Begin
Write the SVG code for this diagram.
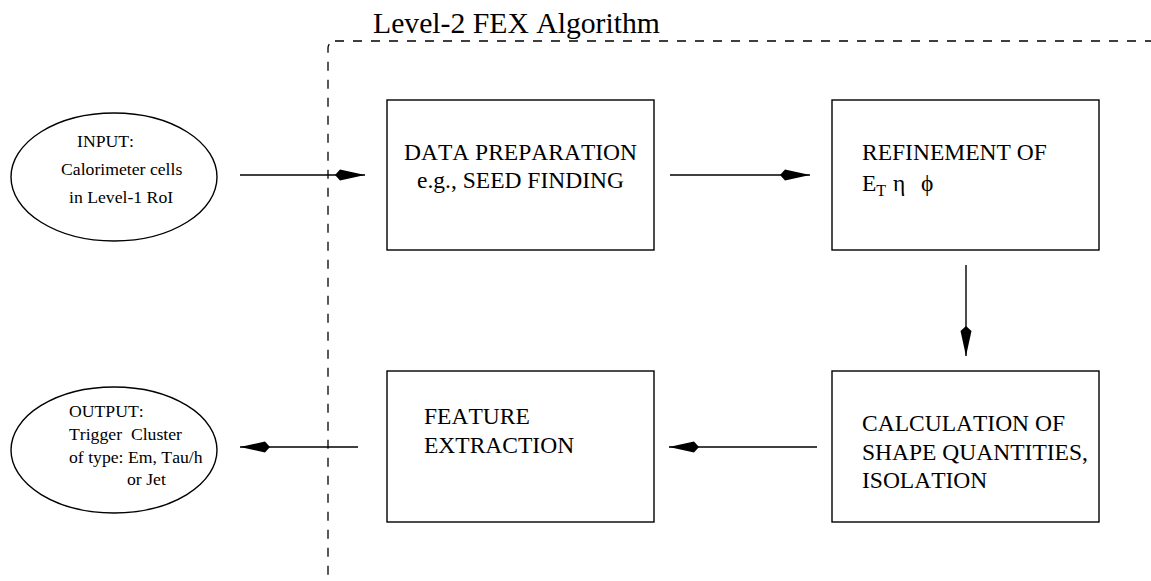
<svg xmlns="http://www.w3.org/2000/svg" width="1151" height="581" viewBox="0 0 1151 581">
<style>
text{font-kerning:none}
.t{font-size:17.7px}
.b{font-size:23.5px}
.box{fill:#fff;stroke:#000;stroke-width:1.4}
.ell{fill:#fff;stroke:#000;stroke-width:1.4}
.con{fill:none;stroke:#000;stroke-width:1.4;marker-end:url(#ah)}
</style>
<defs>
<marker id="ah" viewBox="-31 -7 32 14" refX="0" refY="0" markerWidth="32" markerHeight="14" markerUnits="userSpaceOnUse" orient="auto">
<path d="M-30,0 L-25,-5.5 L0,0 L-25,5.5 Z" fill="#000"/>
</marker>
</defs>
<g font-family="'Liberation Serif', 'Times New Roman', 'DejaVu Serif', serif" fill="#000">
<rect id="frame" x="328" y="41" width="900" height="545" rx="7" fill="none" stroke="#000" stroke-width="1.3" stroke-dasharray="9 9"/>
<text x="373" y="33" font-size="29.7">Level-2 FEX Algorithm</text>
<g id="input">
<ellipse class="ell" cx="114" cy="177" rx="103" ry="64"/>
<text class="t" x="77" y="147">INPUT:</text>
<text class="t" x="61" y="175">Calorimeter cells</text>
<text class="t" x="69" y="203">in Level-1 RoI</text>
</g>
<g id="output">
<ellipse class="ell" cx="114" cy="450" rx="103" ry="63"/>
<text class="t" x="69" y="417">OUTPUT:</text>
<text class="t" x="69" y="440" xml:space="preserve">Trigger  Cluster</text>
<text class="t" x="69" y="463">of type: Em, Tau/h</text>
<text class="t" x="127" y="485">or Jet</text>
</g>
<g id="dataprep">
<rect class="box" x="387" y="100" width="267" height="150"/>
<text class="b" x="520.5" y="160" text-anchor="middle">DATA PREPARATION</text>
<text class="b" x="520.5" y="188" text-anchor="middle">e.g., SEED FINDING</text>
</g>
<g id="refinement">
<rect class="box" x="832" y="100" width="267" height="150"/>
<text class="b" x="862" y="160">REFINEMENT OF</text>
<text class="b" x="862" y="191">E<tspan font-size="16" dy="5">T</tspan></text>
<text class="b" x="893" y="191">η</text>
<text class="b" x="921" y="191">ϕ</text>
</g>
<g id="calculation">
<rect class="box" x="832" y="371" width="267" height="151"/>
<text class="b" x="862" y="431">CALCULATION OF</text>
<text class="b" x="862" y="460">SHAPE QUANTITIES,</text>
<text class="b" x="862" y="488">ISOLATION</text>
</g>
<g id="feature">
<rect class="box" x="387" y="371" width="267" height="151"/>
<text class="b" x="424" y="424">FEATURE</text>
<text class="b" x="424" y="453">EXTRACTION</text>
</g>
</g>
<g id="connectors">
<path class="con" d="M240,175 H365"/>
<path class="con" d="M670,175 H810"/>
<path class="con" d="M966,265 V356"/>
<path class="con" d="M817,447 H669"/>
<path class="con" d="M358,447 H240"/>
</g>
</svg>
End
TASK OBJECTIVE:
The data above should be repeated exactly, minus any pictures.

ANSWER TO THE PROBLEM:
Write the SVG code for this diagram.
<svg xmlns="http://www.w3.org/2000/svg" width="1151" height="581" viewBox="0 0 1151 581">
<style>
text{font-kerning:none}
.t{font-size:17.7px}
.b{font-size:23.5px}
.box{fill:#fff;stroke:#000;stroke-width:1.4}
.ell{fill:#fff;stroke:#000;stroke-width:1.4}
.con{fill:none;stroke:#000;stroke-width:1.4;marker-end:url(#ah)}
</style>
<defs>
<marker id="ah" viewBox="-31 -7 32 14" refX="0" refY="0" markerWidth="32" markerHeight="14" markerUnits="userSpaceOnUse" orient="auto">
<path d="M-30,0 L-25,-5.5 L0,0 L-25,5.5 Z" fill="#000"/>
</marker>
</defs>
<g font-family="'Liberation Serif', 'Times New Roman', 'DejaVu Serif', serif" fill="#000">
<rect id="frame" x="328" y="41" width="900" height="545" rx="7" fill="none" stroke="#000" stroke-width="1.3" stroke-dasharray="9 9"/>
<text x="373" y="33" font-size="29.7">Level-2 FEX Algorithm</text>
<g id="input">
<ellipse class="ell" cx="114" cy="177" rx="103" ry="64"/>
<text class="t" x="77" y="147">INPUT:</text>
<text class="t" x="61" y="175">Calorimeter cells</text>
<text class="t" x="69" y="203">in Level-1 RoI</text>
</g>
<g id="output">
<ellipse class="ell" cx="114" cy="450" rx="103" ry="63"/>
<text class="t" x="69" y="417">OUTPUT:</text>
<text class="t" x="69" y="440" xml:space="preserve">Trigger  Cluster</text>
<text class="t" x="69" y="463">of type: Em, Tau/h</text>
<text class="t" x="127" y="485">or Jet</text>
</g>
<g id="dataprep">
<rect class="box" x="387" y="100" width="267" height="150"/>
<text class="b" x="520.5" y="160" text-anchor="middle">DATA PREPARATION</text>
<text class="b" x="520.5" y="188" text-anchor="middle">e.g., SEED FINDING</text>
</g>
<g id="refinement">
<rect class="box" x="832" y="100" width="267" height="150"/>
<text class="b" x="862" y="160">REFINEMENT OF</text>
<text class="b" x="862" y="191">E<tspan font-size="16" dy="5">T</tspan></text>
<text class="b" x="893" y="191">η</text>
<text class="b" x="921" y="191">ϕ</text>
</g>
<g id="calculation">
<rect class="box" x="832" y="371" width="267" height="151"/>
<text class="b" x="862" y="431">CALCULATION OF</text>
<text class="b" x="862" y="460">SHAPE QUANTITIES,</text>
<text class="b" x="862" y="488">ISOLATION</text>
</g>
<g id="feature">
<rect class="box" x="387" y="371" width="267" height="151"/>
<text class="b" x="424" y="424">FEATURE</text>
<text class="b" x="424" y="453">EXTRACTION</text>
</g>
</g>
<g id="connectors">
<path class="con" d="M240,175 H365"/>
<path class="con" d="M670,175 H810"/>
<path class="con" d="M966,265 V356"/>
<path class="con" d="M817,447 H669"/>
<path class="con" d="M358,447 H240"/>
</g>
</svg>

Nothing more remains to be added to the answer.